Physical security is a fundamental aspect of comprehensive data protection strategies. While digital threats often dominate discussions around data breaches, physical security breaches can be just as devastating. Physical access to servers, unauthorised entry into secure locations, or simple theft of devices can lead to significant data loss and compliance violations.

A man breaking into a safe

Security Practices for Physical Documents and Devices

Ensuring the physical security of both documents and devices involves a blend of policies, controls, and environmental design:

  • Secure Storage: Critical documents and removable storage devices should be stored in locked, access-controlled environments. Using safes or locked cabinets for sensitive physical documents can prevent unauthorised access.

  • Controlled Access: Implement access control systems to restrict entry to sensitive areas. This could include key card access systems, biometric scanners, or manned security checkpoints to ensure that only authorised personnel can enter areas where sensitive data is stored or processed.

  • Surveillance Systems: Install security cameras at strategic points around facilities that house sensitive data. Video surveillance acts as both a deterrent and a means of identifying and responding to security incidents.

  • Device Management: Apply strict policies for the use and storage of mobile devices such as laptops, tablets, and smartphones. This includes using secure locking mechanisms and requiring devices to be stored in secure locations when not in use.

  • Visitor Management: Monitor and control visitor access by using visitor management systems that log entries and exits. Ensure that visitors are accompanied by authorised staff when accessing restricted areas.

Case Studies Where Physical Security Failed

Examining case studies where physical security breaches have occurred can provide valuable lessons:

  • A notable incident involved a well-known corporation where thieves physically broke into an office and stole laptops containing unencrypted customer data. The breach resulted in significant financial penalties and damage to the company’s reputation.

  • In another case, sensitive documents were left exposed in a printer tray in an unsecured area, leading to a leak of personal employee information. This incident highlighted the need for secure printing protocols and better physical access controls.

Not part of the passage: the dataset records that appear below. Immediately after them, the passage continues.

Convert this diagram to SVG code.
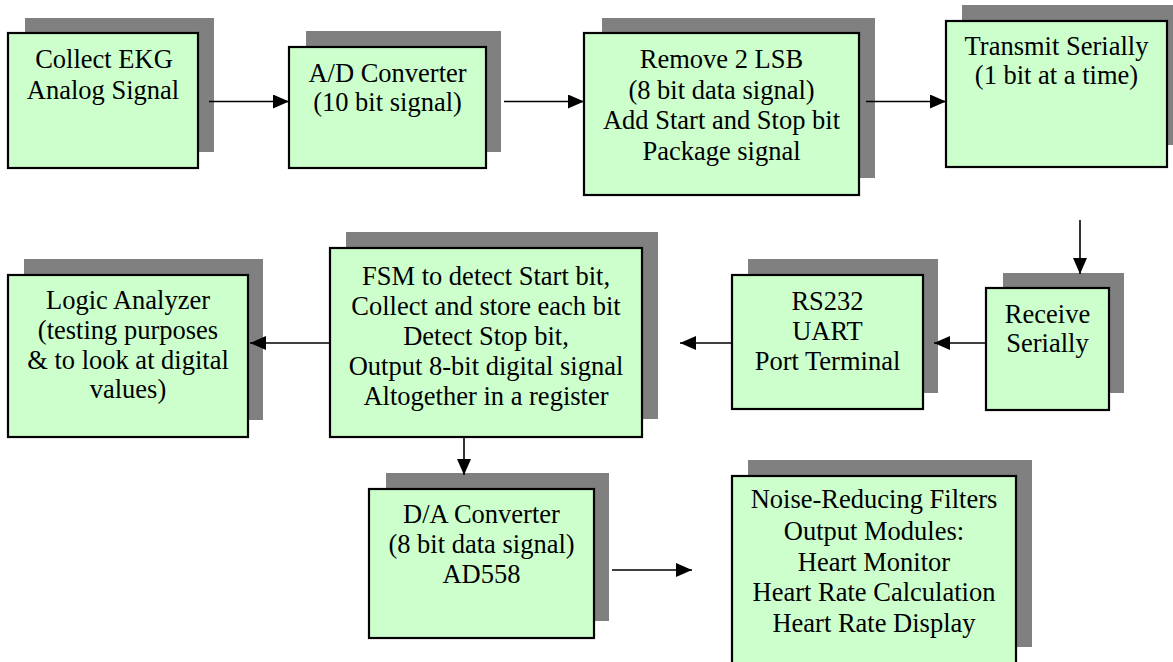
<svg xmlns="http://www.w3.org/2000/svg" width="1173" height="662" viewBox="0 0 1173 662">
<style>
.sh{fill:#808080;stroke:none}
.bx{fill:#ccffcc;stroke:#000;stroke-width:2.2}
.t{font-family:"Liberation Serif","Times New Roman",serif;font-size:26.5px;fill:#000;text-anchor:middle}
.c{stroke:#000;stroke-width:1.6;fill:none;marker-end:url(#ah)}
</style>
<defs>
<marker id="ah" markerUnits="userSpaceOnUse" markerWidth="16" markerHeight="14" refX="16" refY="7" orient="auto">
<path d="M0,0 L16,7 L0,14 z" fill="#000"/>
</marker>
</defs>
<rect width="1173" height="662" fill="#fff"/>
<g id="n1">
<rect class="sh" x="25" y="18" width="189" height="134"/>
<rect class="bx" x="8" y="33" width="190" height="135"/>
<text class="t" x="104" y="68">Collect EKG</text>
<text class="t" x="103" y="99">Analog Signal</text>
</g>
<g id="n2">
<rect class="sh" x="306" y="31" width="195" height="121"/>
<rect class="bx" x="289" y="47" width="197" height="121"/>
<text class="t" x="387.5" y="82">A/D Converter</text>
<text class="t" x="387.5" y="111">(10 bit signal)</text>
</g>
<g id="n3">
<rect class="sh" x="602" y="18" width="273" height="160"/>
<rect class="bx" x="584" y="33" width="275" height="162"/>
<text class="t" x="721.5" y="68">Remove 2 LSB</text>
<text class="t" x="721.5" y="99">(8 bit data signal)</text>
<text class="t" x="721.5" y="129">Add Start and Stop bit</text>
<text class="t" x="721.5" y="159.5">Package signal</text>
</g>
<g id="n4">
<rect class="sh" x="962" y="5" width="221" height="140"/>
<rect class="bx" x="946" y="21" width="221" height="146"/>
<text class="t" x="1056.5" y="55">Transmit Serially</text>
<text class="t" x="1056.5" y="84">(1 bit at a time)</text>
</g>
<g id="n5">
<rect class="sh" x="1003" y="273" width="121" height="120"/>
<rect class="bx" x="986" y="288" width="123" height="122"/>
<text class="t" x="1047.5" y="323">Receive</text>
<text class="t" x="1047.5" y="352">Serially</text>
</g>
<g id="n6">
<rect class="sh" x="748" y="259" width="190" height="134"/>
<rect class="bx" x="732" y="275" width="191" height="134"/>
<text class="t" x="827.5" y="310">RS232</text>
<text class="t" x="827.5" y="340">UART</text>
<text class="t" x="827.5" y="370">Port Terminal</text>
</g>
<g id="n7">
<rect class="sh" x="346" y="232" width="312" height="187"/>
<rect class="bx" x="330" y="248" width="312" height="189"/>
<text class="t" x="486" y="285">FSM to detect Start bit,</text>
<text class="t" x="486" y="315">Collect and store each bit</text>
<text class="t" x="486" y="345">Detect Stop bit,</text>
<text class="t" x="486" y="375">Output 8-bit digital signal</text>
<text class="t" x="486" y="405">Altogether in a register</text>
</g>
<g id="n8">
<rect class="sh" x="24" y="259" width="239" height="161"/>
<rect class="bx" x="8" y="275" width="240" height="162"/>
<text class="t" x="128" y="309">Logic Analyzer</text>
<text class="t" x="128" y="339">(testing purposes</text>
<text class="t" x="128" y="369">&amp; to look at digital</text>
<text class="t" x="128" y="398">values)</text>
</g>
<g id="n9">
<rect class="sh" x="386" y="473" width="223" height="148"/>
<rect class="bx" x="369" y="489" width="225" height="149"/>
<text class="t" x="481.5" y="523">D/A Converter</text>
<text class="t" x="481.5" y="553">(8 bit data signal)</text>
<text class="t" x="481.5" y="583">AD558</text>
</g>
<g id="n10">
<rect class="sh" x="748" y="460" width="284" height="187"/>
<rect class="bx" x="732" y="476" width="284" height="200"/>
<text class="t" x="874" y="508">Noise-Reducing Filters</text>
<text class="t" x="874" y="540">Output Modules:</text>
<text class="t" x="874" y="571">Heart Monitor</text>
<text class="t" x="874" y="601">Heart Rate Calculation</text>
<text class="t" x="874" y="632">Heart Rate Display</text>
</g>
<g id="connectors">
<line class="c" x1="209" y1="101.5" x2="289" y2="101.5"/>
<line class="c" x1="504" y1="101.5" x2="584" y2="101.5"/>
<line class="c" x1="866" y1="101.5" x2="946" y2="101.5"/>
<line class="c" x1="1080" y1="220" x2="1080" y2="274"/>
<line class="c" x1="986" y1="343" x2="934" y2="343"/>
<line class="c" x1="732" y1="343" x2="680" y2="343"/>
<line class="c" x1="330" y1="343" x2="250" y2="343"/>
<line class="c" x1="464" y1="437" x2="464" y2="475"/>
<line class="c" x1="612" y1="570" x2="692" y2="570"/>
</g>
</svg>
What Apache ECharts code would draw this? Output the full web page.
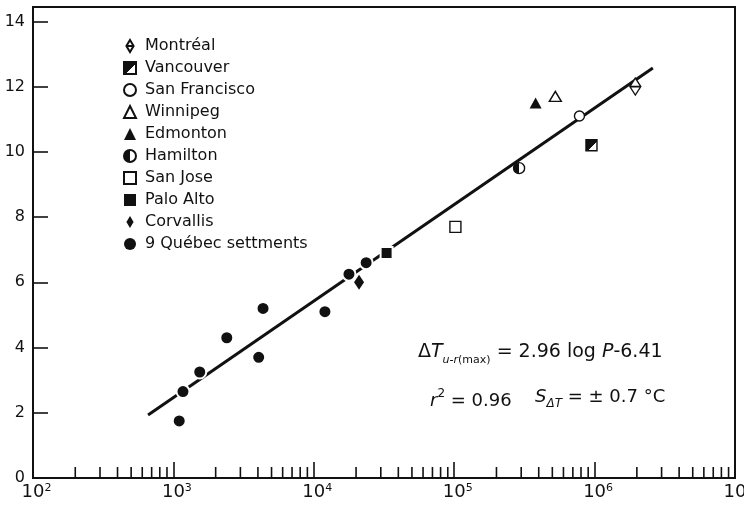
<!DOCTYPE html>
<html>
<head>
<meta charset="utf-8">
<script src="https://cdn.jsdelivr.net/npm/echarts@6/dist/echarts.min.js"></script>
<style>html,body{margin:0;padding:0;background:#fff}#c{width:744px;height:506px}</style>
</head>
<body>
<div id="c"></div>
<script>
// ---- data (P = population, ΔT in °C) ----
const montreal     = [[1.95e6, 12.0]];
const vancouver    = [[9.5e5, 10.2]];
const sanFrancisco = [[7.8e5, 11.1]];
const winnipeg     = [[5.25e5, 11.7]];
const edmonton     = [[3.8e5, 11.5]];
const hamilton     = [[2.9e5, 9.5]];
const sanJose      = [[1.02e5, 7.7]];
const paloAlto     = [[3.3e4, 6.9]];
const corvallis    = [[2.1e4, 6.0]];
const quebec       = [[2.36e4, 6.6], [1.78e4, 6.25], [1.2e4, 5.1], [4.35e3, 5.2], [2.4e3, 4.3],
                      [4.05e3, 3.7], [1.54e3, 3.25], [1.17e3, 2.65], [1.1e3, 1.75]];
const fitLine      = [[660, 1.93], [2.6e6, 12.57]];
const minorTicks   = [200,300,400,500,600,700,800,900,
                      2000,3000,4000,5000,6000,7000,8000,9000,
                      2e4,3e4,4e4,5e4,6e4,7e4,8e4,9e4,
                      2e5,3e5,4e5,5e5,6e5,7e5,8e5,9e5,
                      2e6,3e6,4e6,5e6,6e6,7e6,8e6,9e6];
const yTicks = [0, 2, 4, 6, 8, 10, 12, 14];
const legendNames = ['Montréal','Vancouver','San Francisco','Winnipeg','Edmonton','Hamilton',
                     'San Jose','Palo Alto','Corvallis','9 Québec settments'];
const filledNames = ['Palo Alto', '9 Québec settments'];

const FONT = 'DejaVu Sans';
const INK = '#111';
const chart = echarts.init(document.getElementById('c'), null, {renderer: 'canvas'});

const halfH = new echarts.graphic.LinearGradient(0, 0, 1, 0, [
  {offset: 0, color: INK}, {offset: 0.5, color: INK}, {offset: 0.5, color: '#fff'}, {offset: 1, color: '#fff'}]);
const halfD = new echarts.graphic.LinearGradient(0, 0, 1, 1, [
  {offset: 0, color: INK}, {offset: 0.55, color: INK}, {offset: 0.55, color: '#fff'}, {offset: 1, color: '#fff'}]);

const openStyle = {color: '#fff', borderColor: INK, borderWidth: 1.4, opacity: 1};
const filledStyle = {color: INK, borderColor: '#fff', borderWidth: 2, opacity: 1};
const solidStyle = {color: INK, borderWidth: 0, opacity: 1};

function pt(name, data, symbol, size, style, keep) {
  return {name, type: 'scatter', data, symbol, symbolSize: size, symbolKeepAspect: !!keep,
          itemStyle: style, z: 5, silent: true};
}

const option = {
  animation: false,
  backgroundColor: '#fff',
  grid: {left: 33, right: 9, top: 7, bottom: 28, show: true, borderColor: INK, borderWidth: 2,
         containLabel: false, outerBoundsMode: 'none'},
  legend: {
    orient: 'vertical', left: 118, top: 33, itemGap: 6, itemWidth: 12, itemHeight: 12,
    selectedMode: false,
    data: legendNames.map(n => filledNames.indexOf(n) >= 0
      ? {name: n, itemStyle: {borderWidth: 0}} : {name: n}),
    textStyle: {fontFamily: FONT, fontSize: 16, color: INK, lineHeight: 14, padding: [0, 0, 0, 4]}
  },
  xAxis: {
    type: 'log', logBase: 10, min: 100, max: 1e7,
    axisLine: {lineStyle: {color: INK, width: 2}},
    axisTick: {inside: true, length: 16, lineStyle: {color: INK, width: 1.6}},
    splitLine: {show: false},
    axisLabel: {
      margin: 5,
      formatter: v => '{p|}{b|10}{s|' + Math.round(Math.log10(v)) + '}',
      rich: {
        p: {width: 7},
        b: {fontFamily: FONT, fontSize: 18, color: INK},
        s: {fontFamily: FONT, fontSize: 11, color: INK, verticalAlign: 'top', width: 7, align: 'left'}
      }
    }
  },
  yAxis: {
    type: 'value', min: 0, max: 14.44, interval: 2,
    axisLine: {show: true, lineStyle: {color: INK, width: 2}},
    axisTick: {inside: true, length: 15, lineStyle: {color: INK, width: 1.6}},
    splitLine: {show: false},
    axisLabel: {
      margin: 8, fontFamily: FONT, fontSize: 16, color: INK, showMaxLabel: false,
      formatter: v => (yTicks.indexOf(v) >= 0 ? String(v) : '')
    }
  },
  series: [
    {type: 'line', data: fitLine, symbol: 'none', silent: true, z: 2,
     lineStyle: {color: INK, width: 3, opacity: 1}},
    {type: 'scatter', data: minorTicks.map(v => [v, 0]), symbol: 'rect', symbolSize: [1.6, 11],
     symbolOffset: [0, '-50%'], itemStyle: {color: INK, opacity: 1}, silent: true, z: 3},
    pt('Montréal', montreal, 'path://M0,-10 L6,0 L0,10 L-6,0 Z M-6,0 L6,0', [11, 17], openStyle, false),
    pt('Vancouver', vancouver, 'rect', 11, {color: halfD, borderColor: INK, borderWidth: 1.4, opacity: 1}),
    pt('San Francisco', sanFrancisco, 'circle', 10, openStyle),
    pt('Winnipeg', winnipeg, 'triangle', [12, 10], openStyle),
    pt('Edmonton', edmonton, 'triangle', [12, 11], solidStyle),
    pt('Hamilton', hamilton, 'circle', 11, {color: halfH, borderColor: INK, borderWidth: 1.4, opacity: 1}),
    pt('San Jose', sanJose, 'rect', 11, openStyle),
    pt('Palo Alto', paloAlto, 'rect', 12, filledStyle),
    pt('Corvallis', corvallis, 'path://M0,-10 L6,0 L0,10 L-6,0 Z', [10, 15], solidStyle, false),
    pt('9 Québec settments', quebec, 'circle', 13, filledStyle)
  ],
  graphic: [
    {type: 'text', left: 418, top: 343, z: 10, style: {
      text: '{n|Δ}{i|T}{sub|u-r}{sm|(max)}{n| = 2.96 log }{i|P}{n|-6.41}',
      rich: {
        n: {fontFamily: FONT, fontSize: 19, fill: INK, lineHeight: 26},
        i: {fontFamily: FONT, fontSize: 19, fontStyle: 'italic', fill: INK, lineHeight: 26},
        sub: {fontFamily: FONT, fontSize: 11, fontStyle: 'italic', fill: INK, verticalAlign: 'bottom', lineHeight: 26},
        sm: {fontFamily: FONT, fontSize: 11, fill: INK, verticalAlign: 'bottom', lineHeight: 26}
      }}},
    {type: 'text', left: 430, top: 388, z: 10, style: {
      text: '{i|r}{sup|2}{n| = 0.96}',
      rich: {
        n: {fontFamily: FONT, fontSize: 18, fill: INK, lineHeight: 26},
        i: {fontFamily: FONT, fontSize: 18, fontStyle: 'italic', fill: INK, lineHeight: 26},
        sup: {fontFamily: FONT, fontSize: 12, fill: INK, verticalAlign: 'top', lineHeight: 26}
      }}},
    {type: 'text', left: 535, top: 388, z: 10, style: {
      text: '{i|S}{sub|ΔT}{n| = ± 0.7 °C}',
      rich: {
        n: {fontFamily: FONT, fontSize: 18, fill: INK, lineHeight: 26},
        i: {fontFamily: FONT, fontSize: 18, fontStyle: 'italic', fill: INK, lineHeight: 26},
        sub: {fontFamily: FONT, fontSize: 12, fontStyle: 'italic', fill: INK, verticalAlign: 'bottom', lineHeight: 26}
      }}}
  ]
};
chart.setOption(option);
</script>
</body>
</html>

Physical security is an essential component of protecting sensitive data. Organisations must assess their physical security measures as thoroughly as they do their cybersecurity policies. This involves not only implementing robust physical defenses but also regularly reviewing and updating security practices to address emerging threats and vulnerabilities.

Effective physical security not only protects information assets but also supports regulatory compliance and enhances overall organisational resilience.